A few weeks ago, my seven year old son Levi timidly walked into the living room several minutes after I tucked him in bed. His countenance was sullen and his head was down. When I asked him what was wrong, his lip started to tremble and his eyes got watery. It turned out that the previous day at school he received a not-so-great color on his behavioral chart. The problem is, he told me that his color for the day was green—satisfactory—when it was actually light green, which isn’t so great. Basically, he lied to me and was now coming clean.
My heart broke for him as he stood there, fearing the consequences. Instinctively, I gave Levi a big hug and let him know how proud of him I was for telling me the truth. Although I could have—maybe should have—scolded him for lying, I didn’t. Instead, I explained that what he felt was the Holy Spirit convicting him and moving upon his conscience to make things right and do the right thing.

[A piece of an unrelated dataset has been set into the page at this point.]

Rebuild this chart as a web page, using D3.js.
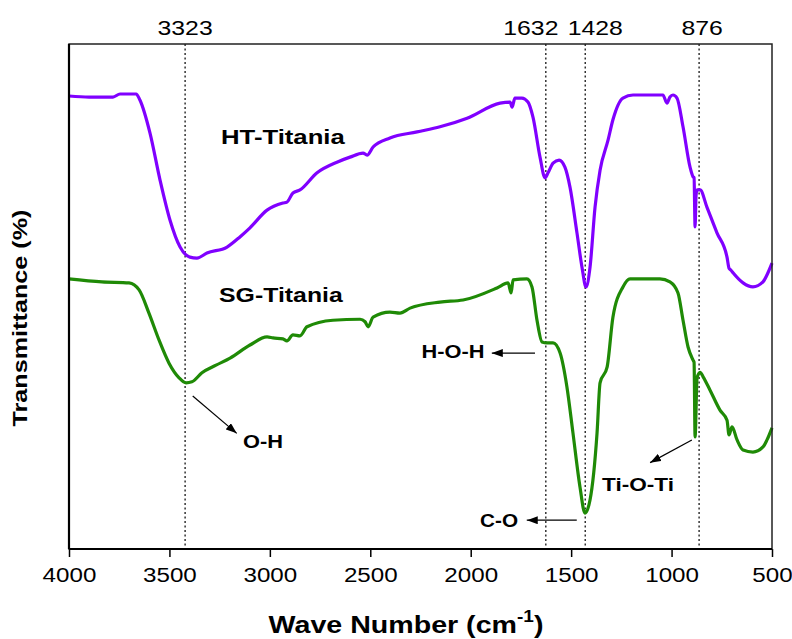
<!DOCTYPE html>
<html>
<head>
<meta charset="utf-8">
<script src="https://cdn.jsdelivr.net/npm/d3@7"></script>
<style>
  body { margin: 0; background: #fff; }
  text { font-family: Arial, "Liberation Sans", sans-serif; fill: #000; }
</style>
</head>
<body>
<svg width="792" height="639"></svg>
<script>
// wave number ticks
const waveTicks = [4000, 3500, 3000, 2500, 2000, 1500, 1000, 500];

// HT-Titania spectrum (wave number, transmittance)
const htWave = [4000, 3900, 3836, 3781, 3746, 3666, 3647, 3597, 3547, 3497, 3447, 3398, 3363, 3313, 3213, 3149, 3099, 3014, 2935, 2915, 2885, 2850, 2765, 2666, 2601, 2536, 2516, 2486, 2402, 2267, 2153, 2018, 1854, 1804, 1794, 1780, 1745, 1715, 1690, 1655, 1630, 1615, 1590, 1560, 1531, 1506, 1471, 1446, 1426, 1406, 1381, 1356, 1316, 1292, 1242, 1192, 1043, 1023, 1008, 993, 973, 943, 908, 893, 888, 883, 878, 873, 858, 824, 774, 724, 714, 704, 694, 644, 595, 545, 520, 500];
const htT = [89.7, 89.5, 89.5, 89.5, 90.1, 90.1, 88.9, 82.4, 73.1, 65.1, 59.8, 57.8, 57.6, 58.6, 59.8, 61.8, 63.6, 67.1, 68.5, 68.7, 70.5, 71.1, 74.5, 76.6, 77.6, 78.4, 78.0, 79.6, 81.4, 82.6, 83.6, 85.3, 88.3, 88.5, 87.5, 89.3, 89.3, 88.5, 85.5, 77.6, 73.5, 74.5, 76.4, 77.0, 75.6, 71.7, 62.6, 55.8, 51.9, 55.8, 67.7, 75.0, 81.0, 85.0, 89.3, 89.9, 89.9, 88.3, 89.5, 89.9, 89.3, 83.6, 75.6, 73.7, 73.5, 63.8, 70.1, 71.1, 71.1, 67.7, 62.6, 57.8, 55.6, 55.2, 54.7, 52.7, 51.9, 52.9, 54.7, 56.6];

// SG-Titania spectrum
const sgWave = [4000, 3836, 3701, 3651, 3602, 3552, 3502, 3452, 3417, 3388, 3338, 3268, 3198, 3099, 3014, 2984, 2935, 2915, 2885, 2850, 2815, 2686, 2551, 2526, 2511, 2486, 2402, 2352, 2302, 2153, 2038, 1869, 1814, 1799, 1789, 1720, 1695, 1670, 1645, 1620, 1590, 1555, 1521, 1491, 1456, 1431, 1406, 1371, 1356, 1321, 1292, 1242, 1207, 1058, 1008, 968, 943, 918, 893, 888, 883, 873, 858, 843, 809, 759, 724, 714, 699, 674, 644, 595, 545, 525, 500];
const sgT = [53.5, 52.9, 52.7, 51.3, 46.7, 41.4, 36.8, 33.9, 32.9, 33.1, 34.9, 36.4, 37.8, 40.4, 42.0, 41.8, 41.6, 41.2, 42.4, 42.2, 44.0, 45.3, 45.5, 45.0, 44.0, 45.9, 46.9, 46.7, 47.7, 48.9, 49.3, 51.7, 52.7, 50.7, 53.3, 53.5, 51.9, 45.3, 41.0, 40.8, 40.8, 38.8, 32.1, 23.0, 12.3, 7.1, 9.7, 23.0, 32.9, 36.0, 45.9, 51.9, 53.5, 53.5, 52.9, 50.7, 45.3, 40.0, 37.4, 37.0, 22.2, 33.9, 35.0, 34.1, 31.5, 27.5, 25.5, 22.6, 24.2, 21.6, 19.6, 19.2, 20.2, 21.6, 24.0];

// marked peaks: line position, printed label, label shift
const peakPos = [3422, 1626, 1430, 863];
const peakLabels = ["3323", "1632", "1428", "876"];
const peakDx = [0, -15, 10, 3];

// band annotations: label, label pos, arrow from -> to
const bandNames = ["O-H", "H-O-H", "C-O", "Ti-O-Ti"];
const bandLabelPos = [[3034, 20.0], [2088, 37.8], [1859, 4.4], [1167, 11.5]];
const bandArrowFrom = [[3384, 30.3], [1680, 38.8], [1472, 5.7], [899, 21.6]];
const bandArrowTo = [[3165, 22.9], [1895, 38.8], [1721, 5.7], [1107, 17.1]];

const seriesNames = ["HT-Titania", "SG-Titania"];
const seriesColors = ["#8000ff", "#1f8a06"];
const seriesLabelPos = [[2935, 80.2], [2945, 48.9]];

const svg = d3.select("svg");
const x = d3.scaleLinear().domain([4000, 500]).range([69, 772]);
const y = d3.scaleLinear().domain([0, 100]).range([549, 44]);

// text squeezed/stretched to the width seen in the picture
function fitText(txt, cx, cy, size, width, opts = {}) {
  const t = svg.append("text")
    .attr("text-anchor", "middle")
    .attr("font-size", size)
    .attr("font-weight", opts.bold ? "bold" : "normal")
    .text(txt);
  const w = t.node().getBBox().width;
  const rot = opts.rot ? ` rotate(${opts.rot})` : "";
  t.attr("transform", `translate(${cx},${cy})${rot} scale(${width / w},1)`);
  return t;
}

svg.append("defs").append("marker")
  .attr("id", "arr")
  .attr("markerUnits", "userSpaceOnUse")
  .attr("markerWidth", 11).attr("markerHeight", 8)
  .attr("refX", 11).attr("refY", 4)
  .attr("orient", "auto")
  .append("path").attr("d", "M0,0 L11,4 L0,8 Z").attr("fill", "#000");

// dotted peak lines
svg.selectAll(".peak")
  .data(peakPos)
  .enter()
  .append("line")
  .attr("x1", d => x(d)).attr("x2", d => x(d))
  .attr("y1", y(100)).attr("y2", y(0))
  .attr("stroke", "#000").attr("stroke-width", 1.2)
  .attr("stroke-dasharray", "2,2.5");

peakPos.forEach((p, i) => {
  fitText(peakLabels[i], x(p) + peakDx[i], 35, 21, peakLabels[i].length * 13.8);
});

// spectra
const line = d3.line().x(d => x(d[0])).y(d => y(d[1])).curve(d3.curveMonotoneX);
const series = [d3.zip(htWave, htT), d3.zip(sgWave, sgT)];
svg.selectAll(".spec")
  .data(series)
  .enter()
  .append("path")
  .attr("d", line)
  .attr("fill", "none")
  .attr("stroke", (d, i) => seriesColors[i])
  .attr("stroke-width", 3.2)
  .attr("stroke-linejoin", "round");

seriesNames.forEach((n, i) => {
  fitText(n, x(seriesLabelPos[i][0]), y(seriesLabelPos[i][1]), 19.5, 124, { bold: true });
});

// band arrows and names
bandNames.forEach((n, i) => {
  svg.append("line")
    .attr("x1", x(bandArrowFrom[i][0])).attr("y1", y(bandArrowFrom[i][1]))
    .attr("x2", x(bandArrowTo[i][0])).attr("y2", y(bandArrowTo[i][1]))
    .attr("stroke", "#000").attr("stroke-width", 1.2)
    .attr("marker-end", "url(#arr)");
  fitText(n, x(bandLabelPos[i][0]), y(bandLabelPos[i][1]), 18, [40, 63, 38, 72][i], { bold: true });
});

// axis
const ax = svg.append("g")
  .attr("transform", `translate(0,${y(0)})`)
  .call(d3.axisBottom(x).tickValues(waveTicks).tickSize(8).tickSizeOuter(0).tickFormat(d3.format("d")));
ax.select(".domain").remove();
ax.selectAll(".tick line").attr("stroke", "#000").attr("stroke-width", 1.5);
ax.selectAll(".tick text")
  .attr("y", 33).attr("dy", 0)
  .attr("font-size", 19.5)
  .attr("font-family", "Arial, 'Liberation Sans', sans-serif")
  .attr("transform", "scale(1.24,1)");

// frame
svg.append("rect")
  .attr("x", x(4000)).attr("y", y(100))
  .attr("width", x(500) - x(4000)).attr("height", y(0) - y(100))
  .attr("fill", "none").attr("stroke", "#222").attr("stroke-width", 1.5);
svg.append("line")
  .attr("x1", x(4000)).attr("x2", x(4000)).attr("y1", y(100)).attr("y2", y(0))
  .attr("stroke", "#000").attr("stroke-width", 2.2);
svg.append("line")
  .attr("x1", x(4000)).attr("x2", x(500)).attr("y1", y(0)).attr("y2", y(0))
  .attr("stroke", "#000").attr("stroke-width", 2.2);

// axis titles
fitText("Transmittance (%)", 27, 318, 21, 217, { bold: true, rot: -90 });

const xt = svg.append("text")
  .attr("text-anchor", "middle")
  .attr("font-size", 24)
  .attr("font-weight", "bold");
xt.append("tspan").text("Wave Number (cm");
xt.append("tspan").attr("font-size", 16).attr("dy", -11).text("-1");
xt.append("tspan").attr("dy", 11).text(")");
const xtw = xt.node().getBBox().width;
xt.attr("transform", `translate(406,633) scale(${275 / xtw},1)`);
</script>
</body>
</html>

In kids, the conscience is such a sensitive thing. Even young children, made in the image of God, know right from wrong and painstakingly feel the unsettling of the conscience when doing the wrong thing. Over time, however, the conscience can grow calloused by disobedience. Things that used to make us feel guilty no longer bother us. Sins that the Bible clearly warn against can be justified once, then twice, and before long, they don’t even bother us anymore. The word of God speaks of people “whose consciences have been seared as with a hot iron” (1 Timothy 4:2).
The conscience is a precious gift from God. Paul pleads with his young son in the faith Timothy to keep a clear conscience, “Cling to your faith in Christ, and keep your conscience clear. For some people have deliberately violated their consciences; as a result, their faith has been shipwrecked” (1 Timothy 1:19). Although our eternal salvation is secure in Christ, because of the finished work of Christ alone, our faith –our walk of faith on this earth—can be shipwrecked by repeatedly violating our God-given conscience.
I don’t want my faith walk to be shipwrecked—immobilized—by slowly allowing and accepting things into my life that violate God’s standards. I realize how easy this is to happen. Let’s take inventory of what we are allowing into our spirits. What are we giving permission to stay that needs to go? Like Levi, who couldn’t go to sleep because of lying to me, I want to be clean before my Father in heaven. Amid the challenges of life that are beyond our control, there is nothing more peaceful than laying our heads on the pillow at night with a pure conscience before our Heavenly Father.